● AIM OF THE EXERCISE: What follows is a set of entries. Give them again exactly, without the pictures.

— Start of DATA RECORDS —

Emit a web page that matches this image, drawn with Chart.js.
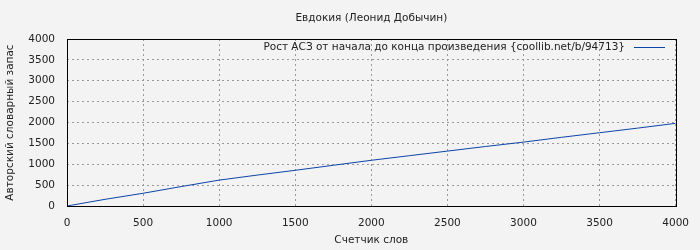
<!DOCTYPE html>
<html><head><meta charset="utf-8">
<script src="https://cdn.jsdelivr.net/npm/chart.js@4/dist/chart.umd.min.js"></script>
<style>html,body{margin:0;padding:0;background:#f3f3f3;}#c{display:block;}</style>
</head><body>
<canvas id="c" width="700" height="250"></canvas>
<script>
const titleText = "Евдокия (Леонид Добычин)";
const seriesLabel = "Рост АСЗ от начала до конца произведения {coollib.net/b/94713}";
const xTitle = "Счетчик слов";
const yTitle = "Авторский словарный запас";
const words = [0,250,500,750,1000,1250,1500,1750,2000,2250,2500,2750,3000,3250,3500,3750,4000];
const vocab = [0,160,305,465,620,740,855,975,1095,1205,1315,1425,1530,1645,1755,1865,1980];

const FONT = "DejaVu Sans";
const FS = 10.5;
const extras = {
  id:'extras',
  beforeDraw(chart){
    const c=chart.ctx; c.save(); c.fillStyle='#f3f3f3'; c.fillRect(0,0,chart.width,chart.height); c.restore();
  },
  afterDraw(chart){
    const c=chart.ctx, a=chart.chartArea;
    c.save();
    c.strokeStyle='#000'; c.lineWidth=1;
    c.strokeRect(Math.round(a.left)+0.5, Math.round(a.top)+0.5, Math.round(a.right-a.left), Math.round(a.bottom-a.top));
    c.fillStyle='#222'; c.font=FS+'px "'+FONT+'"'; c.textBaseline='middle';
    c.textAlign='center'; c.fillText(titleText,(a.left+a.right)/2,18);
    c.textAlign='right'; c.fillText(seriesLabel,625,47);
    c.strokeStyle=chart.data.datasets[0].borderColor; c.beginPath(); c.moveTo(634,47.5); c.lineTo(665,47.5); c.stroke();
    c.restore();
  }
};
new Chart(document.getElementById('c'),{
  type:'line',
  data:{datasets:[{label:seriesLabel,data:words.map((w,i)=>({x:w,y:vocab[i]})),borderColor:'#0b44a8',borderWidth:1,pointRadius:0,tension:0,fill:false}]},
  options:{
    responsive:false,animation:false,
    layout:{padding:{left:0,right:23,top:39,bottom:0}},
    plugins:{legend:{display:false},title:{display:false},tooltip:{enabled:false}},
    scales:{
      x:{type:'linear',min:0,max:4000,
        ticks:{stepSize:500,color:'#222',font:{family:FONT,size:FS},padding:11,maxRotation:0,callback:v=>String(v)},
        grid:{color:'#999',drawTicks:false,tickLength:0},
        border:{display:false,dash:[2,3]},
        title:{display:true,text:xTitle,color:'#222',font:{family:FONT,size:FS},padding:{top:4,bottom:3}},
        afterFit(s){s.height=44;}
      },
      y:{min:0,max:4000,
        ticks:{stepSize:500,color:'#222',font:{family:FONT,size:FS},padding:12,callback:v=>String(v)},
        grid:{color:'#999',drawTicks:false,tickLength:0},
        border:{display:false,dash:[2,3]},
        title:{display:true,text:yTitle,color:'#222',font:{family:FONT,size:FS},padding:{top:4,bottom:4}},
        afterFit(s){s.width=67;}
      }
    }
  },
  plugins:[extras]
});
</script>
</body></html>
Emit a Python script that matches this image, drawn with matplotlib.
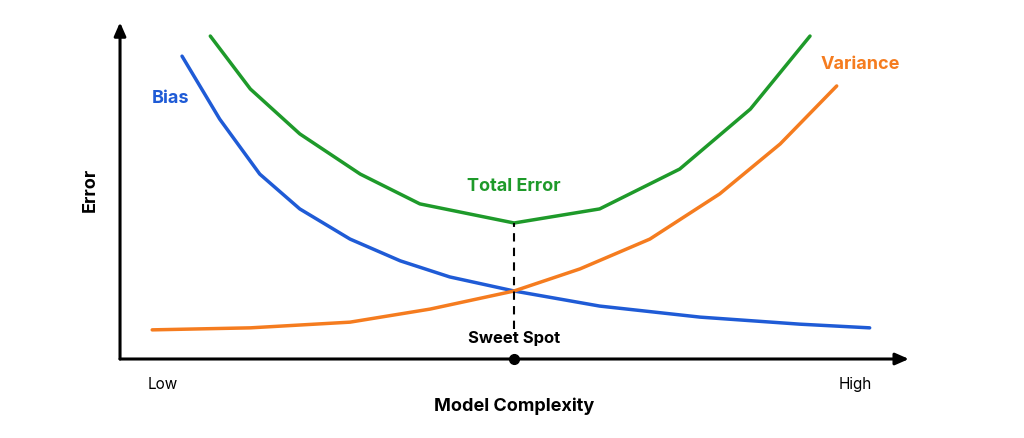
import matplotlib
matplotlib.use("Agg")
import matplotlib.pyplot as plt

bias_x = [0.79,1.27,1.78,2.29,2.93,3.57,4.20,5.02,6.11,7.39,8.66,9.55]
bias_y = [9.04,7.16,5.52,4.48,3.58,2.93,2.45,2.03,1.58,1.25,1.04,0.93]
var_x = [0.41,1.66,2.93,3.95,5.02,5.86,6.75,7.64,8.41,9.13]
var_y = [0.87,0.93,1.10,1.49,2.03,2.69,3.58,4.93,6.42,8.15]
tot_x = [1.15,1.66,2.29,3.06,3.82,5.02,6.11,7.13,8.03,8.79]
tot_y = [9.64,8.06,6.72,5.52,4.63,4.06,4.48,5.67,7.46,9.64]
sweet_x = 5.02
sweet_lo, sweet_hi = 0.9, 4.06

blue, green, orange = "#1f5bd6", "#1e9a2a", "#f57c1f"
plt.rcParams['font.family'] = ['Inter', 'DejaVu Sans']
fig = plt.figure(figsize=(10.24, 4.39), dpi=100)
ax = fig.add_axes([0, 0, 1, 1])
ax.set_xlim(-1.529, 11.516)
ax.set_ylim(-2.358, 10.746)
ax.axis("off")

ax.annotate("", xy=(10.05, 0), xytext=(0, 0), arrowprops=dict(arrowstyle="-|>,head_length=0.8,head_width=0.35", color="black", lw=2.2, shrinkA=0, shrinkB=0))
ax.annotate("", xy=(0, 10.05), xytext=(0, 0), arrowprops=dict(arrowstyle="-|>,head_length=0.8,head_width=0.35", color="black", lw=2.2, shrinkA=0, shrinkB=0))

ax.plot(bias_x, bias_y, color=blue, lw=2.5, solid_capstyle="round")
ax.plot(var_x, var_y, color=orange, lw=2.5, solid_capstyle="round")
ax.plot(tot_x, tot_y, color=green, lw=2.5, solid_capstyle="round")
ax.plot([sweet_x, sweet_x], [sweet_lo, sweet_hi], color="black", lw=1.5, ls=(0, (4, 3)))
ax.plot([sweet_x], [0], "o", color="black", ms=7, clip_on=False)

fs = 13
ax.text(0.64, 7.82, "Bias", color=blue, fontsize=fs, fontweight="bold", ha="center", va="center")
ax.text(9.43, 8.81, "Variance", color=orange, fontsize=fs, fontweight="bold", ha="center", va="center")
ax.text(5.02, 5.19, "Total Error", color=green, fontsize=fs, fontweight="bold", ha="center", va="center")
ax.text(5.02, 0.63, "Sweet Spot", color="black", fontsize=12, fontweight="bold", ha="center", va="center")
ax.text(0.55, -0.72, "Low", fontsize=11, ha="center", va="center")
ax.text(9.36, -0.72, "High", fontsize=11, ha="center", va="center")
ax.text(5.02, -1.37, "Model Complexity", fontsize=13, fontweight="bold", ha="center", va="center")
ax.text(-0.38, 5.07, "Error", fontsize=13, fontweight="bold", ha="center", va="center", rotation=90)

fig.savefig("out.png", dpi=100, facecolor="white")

— End of DATA RECORDS —

● THE SOLUTION:
Emit a web page that matches this image, drawn with Chart.js.
<!DOCTYPE html>
<html><head><meta charset="utf-8">
<script src="https://cdn.jsdelivr.net/npm/chart.js@4/dist/chart.umd.min.js"></script>
<style>html,body{margin:0;padding:0;background:#f3f3f3;}#c{display:block;}</style>
</head><body>
<canvas id="c" width="700" height="250"></canvas>
<script>
const titleText = "Евдокия (Леонид Добычин)";
const seriesLabel = "Рост АСЗ от начала до конца произведения {coollib.net/b/94713}";
const xTitle = "Счетчик слов";
const yTitle = "Авторский словарный запас";
const words = [0,250,500,750,1000,1250,1500,1750,2000,2250,2500,2750,3000,3250,3500,3750,4000];
const vocab = [0,160,305,465,620,740,855,975,1095,1205,1315,1425,1530,1645,1755,1865,1980];

const FONT = "DejaVu Sans";
const FS = 10.5;
const extras = {
  id:'extras',
  beforeDraw(chart){
    const c=chart.ctx; c.save(); c.fillStyle='#f3f3f3'; c.fillRect(0,0,chart.width,chart.height); c.restore();
  },
  afterDraw(chart){
    const c=chart.ctx, a=chart.chartArea;
    c.save();
    c.strokeStyle='#000'; c.lineWidth=1;
    c.strokeRect(Math.round(a.left)+0.5, Math.round(a.top)+0.5, Math.round(a.right-a.left), Math.round(a.bottom-a.top));
    c.fillStyle='#222'; c.font=FS+'px "'+FONT+'"'; c.textBaseline='middle';
    c.textAlign='center'; c.fillText(titleText,(a.left+a.right)/2,18);
    c.textAlign='right'; c.fillText(seriesLabel,625,47);
    c.strokeStyle=chart.data.datasets[0].borderColor; c.beginPath(); c.moveTo(634,47.5); c.lineTo(665,47.5); c.stroke();
    c.restore();
  }
};
new Chart(document.getElementById('c'),{
  type:'line',
  data:{datasets:[{label:seriesLabel,data:words.map((w,i)=>({x:w,y:vocab[i]})),borderColor:'#0b44a8',borderWidth:1,pointRadius:0,tension:0,fill:false}]},
  options:{
    responsive:false,animation:false,
    layout:{padding:{left:0,right:23,top:39,bottom:0}},
    plugins:{legend:{display:false},title:{display:false},tooltip:{enabled:false}},
    scales:{
      x:{type:'linear',min:0,max:4000,
        ticks:{stepSize:500,color:'#222',font:{family:FONT,size:FS},padding:11,maxRotation:0,callback:v=>String(v)},
        grid:{color:'#999',drawTicks:false,tickLength:0},
        border:{display:false,dash:[2,3]},
        title:{display:true,text:xTitle,color:'#222',font:{family:FONT,size:FS},padding:{top:4,bottom:3}},
        afterFit(s){s.height=44;}
      },
      y:{min:0,max:4000,
        ticks:{stepSize:500,color:'#222',font:{family:FONT,size:FS},padding:12,callback:v=>String(v)},
        grid:{color:'#999',drawTicks:false,tickLength:0},
        border:{display:false,dash:[2,3]},
        title:{display:true,text:yTitle,color:'#222',font:{family:FONT,size:FS},padding:{top:4,bottom:4}},
        afterFit(s){s.width=67;}
      }
    }
  },
  plugins:[extras]
});
</script>
</body></html>
Emit a Python script that matches this image, drawn with matplotlib.
import matplotlib
matplotlib.use("Agg")
import matplotlib.pyplot as plt

bias_x = [0.79,1.27,1.78,2.29,2.93,3.57,4.20,5.02,6.11,7.39,8.66,9.55]
bias_y = [9.04,7.16,5.52,4.48,3.58,2.93,2.45,2.03,1.58,1.25,1.04,0.93]
var_x = [0.41,1.66,2.93,3.95,5.02,5.86,6.75,7.64,8.41,9.13]
var_y = [0.87,0.93,1.10,1.49,2.03,2.69,3.58,4.93,6.42,8.15]
tot_x = [1.15,1.66,2.29,3.06,3.82,5.02,6.11,7.13,8.03,8.79]
tot_y = [9.64,8.06,6.72,5.52,4.63,4.06,4.48,5.67,7.46,9.64]
sweet_x = 5.02
sweet_lo, sweet_hi = 0.9, 4.06

blue, green, orange = "#1f5bd6", "#1e9a2a", "#f57c1f"
plt.rcParams['font.family'] = ['Inter', 'DejaVu Sans']
fig = plt.figure(figsize=(10.24, 4.39), dpi=100)
ax = fig.add_axes([0, 0, 1, 1])
ax.set_xlim(-1.529, 11.516)
ax.set_ylim(-2.358, 10.746)
ax.axis("off")

ax.annotate("", xy=(10.05, 0), xytext=(0, 0), arrowprops=dict(arrowstyle="-|>,head_length=0.8,head_width=0.35", color="black", lw=2.2, shrinkA=0, shrinkB=0))
ax.annotate("", xy=(0, 10.05), xytext=(0, 0), arrowprops=dict(arrowstyle="-|>,head_length=0.8,head_width=0.35", color="black", lw=2.2, shrinkA=0, shrinkB=0))

ax.plot(bias_x, bias_y, color=blue, lw=2.5, solid_capstyle="round")
ax.plot(var_x, var_y, color=orange, lw=2.5, solid_capstyle="round")
ax.plot(tot_x, tot_y, color=green, lw=2.5, solid_capstyle="round")
ax.plot([sweet_x, sweet_x], [sweet_lo, sweet_hi], color="black", lw=1.5, ls=(0, (4, 3)))
ax.plot([sweet_x], [0], "o", color="black", ms=7, clip_on=False)

fs = 13
ax.text(0.64, 7.82, "Bias", color=blue, fontsize=fs, fontweight="bold", ha="center", va="center")
ax.text(9.43, 8.81, "Variance", color=orange, fontsize=fs, fontweight="bold", ha="center", va="center")
ax.text(5.02, 5.19, "Total Error", color=green, fontsize=fs, fontweight="bold", ha="center", va="center")
ax.text(5.02, 0.63, "Sweet Spot", color="black", fontsize=12, fontweight="bold", ha="center", va="center")
ax.text(0.55, -0.72, "Low", fontsize=11, ha="center", va="center")
ax.text(9.36, -0.72, "High", fontsize=11, ha="center", va="center")
ax.text(5.02, -1.37, "Model Complexity", fontsize=13, fontweight="bold", ha="center", va="center")
ax.text(-0.38, 5.07, "Error", fontsize=13, fontweight="bold", ha="center", va="center", rotation=90)

fig.savefig("out.png", dpi=100, facecolor="white")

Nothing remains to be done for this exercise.